Commonwealth Solar Observatory (Mt Stromlo)
The Commonwealth Solar Observatory was established in January 1924 on the southwestern outskirts of Canberra following representations from physicist and astronomer Dr Walter Duffield (the first Director of the CSO), the Australian Solar Physics Committee, the Royal Society and others, who selected Mount Stromlo after testing proved it to be a suitable site for the purpose.
Astronomical observations had actually been carried out at Mount Stromlo in the previous decade with the Oddie telescope which had been installed at Mount Stromlo in 1911. The dome built to house it was the first federal building in the newly established Australian Capital Territory.
By 1950 the Observatory's name had changed, becoming the Commonwealth Observatory. During the 1950s the observatory experienced its greatest acquisition of telescopes, with no fewer than four major instruments installed there. In 1957 the observatory became part of the Australian National University as the Department of Astronomy in the Research School of Physical Sciences.
In January 2003 the observatory was heavily impacted by bushfires that devastated the southwest of Canberra. The fires destroyed the workshops, administration building, eight staff homes and seven telescopes, including the Oddie Refractor.
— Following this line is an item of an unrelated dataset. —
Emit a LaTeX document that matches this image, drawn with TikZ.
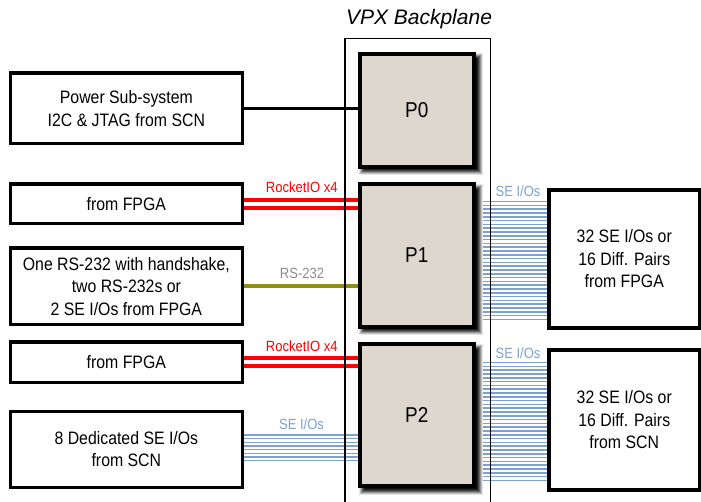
\documentclass[tikz,border=0pt]{standalone}
\usepackage{fontspec}
\setmainfont{Liberation Sans}
\newfontfamily\narrowfont{Liberation Sans}[FakeStretch=0.88]
\usetikzlibrary{calc}
\pgfdeclarelayer{bg}
\pgfdeclarelayer{shadowl}
\pgfsetlayers{bg,shadowl,main}
\definecolor{pfill}{RGB}{221,215,206}
\definecolor{sebl}{RGB}{124,162,210}
\definecolor{olivel}{RGB}{143,143,18}
\definecolor{graylbl}{RGB}{140,140,140}
\definecolor{redl}{RGB}{255,0,0}
\tikzset{
  box/.style={draw=black, line width=3.4pt, fill=white, align=center, inner sep=0pt, outer sep=0pt,
    font=\narrowfont\fontsize{18}{22.5}\selectfont},
  pbox/.style={draw=black, line width=4pt, fill=pfill, inner sep=0pt, outer sep=0pt,
    font=\narrowfont\fontsize{21.5}{24}\selectfont},
  lbl/.style={anchor=base, inner sep=0pt, font=\narrowfont\fontsize{14.8}{16}\selectfont},
  rio/.style={draw=redl, line width=4pt},
  seline/.style={draw=sebl, line width=1.6pt},
}
\begin{document}
\begin{tikzpicture}[x=1pt,y=-1pt]
\useasboundingbox (0,0) rectangle (701,502);
% title
\node[anchor=base, inner sep=0pt, font=\itshape\fontsize{21}{24}\selectfont] (title) at (419,25) {VPX Backplane};
% backplane
\node[draw=black, line width=1.4pt, minimum width=145.7pt, minimum height=482pt, inner sep=0pt, anchor=north west] (bp) at (344.3,38) {};
% left boxes
\node[box, minimum width=231.7pt, minimum height=70.6pt] (pw) at (126.35,108.5) {Power Sub-system\\I2C \& JTAG from SCN};
\node[box, minimum width=231.7pt, minimum height=39.6pt] (fpga1) at (126.35,204) {from FPGA};
\node[box, minimum width=231.7pt, minimum height=76.6pt] (rs) at (126.35,286.5) {One RS-232 with handshake,\\two RS-232s or\\2 SE I/Os from FPGA};
\node[box, minimum width=231.7pt, minimum height=40.7pt] (fpga2) at (126.35,362.3) {from FPGA};
\node[box, minimum width=231.7pt, minimum height=76pt] (ded) at (126.35,449.2) {8 Dedicated SE I/Os\\from SCN};
% right boxes
\node[box, minimum width=150.5pt, minimum height=138pt] (r1) at (624.25,259) {32 SE I/Os or\\16 Diff. Pairs\\from FPGA};
\node[box, minimum width=150.5pt, minimum height=140pt] (r2) at (624.25,420) {32 SE I/Os or\\16 Diff. Pairs\\from SCN};
% P connectors
\node[pbox, minimum width=114.5pt, minimum height=112.7pt] (p0) at (416.75,110.35) {P0};
\node[pbox, minimum width=114.5pt, minimum height=142.4pt] (p1) at (416.75,255.5) {P1};
\node[pbox, minimum width=114.5pt, minimum height=141.7pt] (p2) at (416.75,415.15) {P2};
% shadows of P boxes (solid grey steps, outer to inner)
\begin{pgfonlayer}{shadowl}
\foreach \n in {p0,p1,p2}{
  \foreach \e/\c in {4.5/10,3.5/25,2.5/42,1.5/60,0.5/75,-0.5/87,-1.5/95}{
    \fill[black!\c] ($(\n.north west)+(4-\e,4-\e)$) rectangle ($(\n.south east)+(4+\e,4+\e)$);
  }
}
\end{pgfonlayer}
% connectors
\begin{pgfonlayer}{bg}
\draw[line width=3.8pt] (pw.east) -- (pw.east -| p0.west);
\coordinate (a1) at ([yshift=4pt]fpga1.east);
\coordinate (b1) at ([yshift=-4pt]fpga1.east);
\draw[rio] (a1) -- (a1 -| p1.west);
\draw[rio] (b1) -- (b1 -| p1.west);
\draw[draw=olivel, line width=4pt] (rs.east) -- (rs.east -| p1.west);
\coordinate (a2) at ([yshift=4pt]fpga2.east);
\coordinate (b2) at ([yshift=-4pt]fpga2.east);
\draw[rio] (a2) -- (a2 -| p2.west);
\draw[rio] (b2) -- (b2 -| p2.west);
\foreach \i in {0,...,7}{
  \pgfmathsetmacro\yy{435+\i*3.66}
  \draw[seline] (ded.east |- 0,\yy) -- (p2.west |- 0,\yy);
}
\foreach \i in {0,...,31}{
  \pgfmathsetmacro\yy{201.7+\i*3.8}
  \draw[seline] (p1.east |- 0,\yy) -- (r1.west |- 0,\yy);
  \pgfmathsetmacro\zz{362.5+\i*3.8}
  \draw[seline] (p2.east |- 0,\zz) -- (r2.west |- 0,\zz);
}
\end{pgfonlayer}
% labels
\node[lbl, text=redl] (l1) at (301.7,192.3) {RocketIO x4};
\node[lbl, text=graylbl] (l2) at (302,279) {RS-232};
\node[lbl, text=redl] (l3) at (301.7,351.7) {RocketIO x4};
\node[lbl, text=sebl] (l4) at (301.5,429.3) {SE I/Os};
\node[lbl, text=sebl] (l5) at (518,196.7) {SE I/Os};
\node[lbl, text=sebl] (l6) at (518,358.3) {SE I/Os};
\end{tikzpicture}
\end{document}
The only telescope that was not destroyed was the Farnham Telescope, built in 1886 and installed at the observatory in 1928.
Parts of the observatory have been rebuilt, with Mount Stromlo remaining the headquarters of the ANU Research School of Astronomy & Astrophysics and welcoming visitors, however all of the ANU's large research telescopes now operate out of the ANU’s Siding Spring Observatory near Coonabarabran in northern NSW.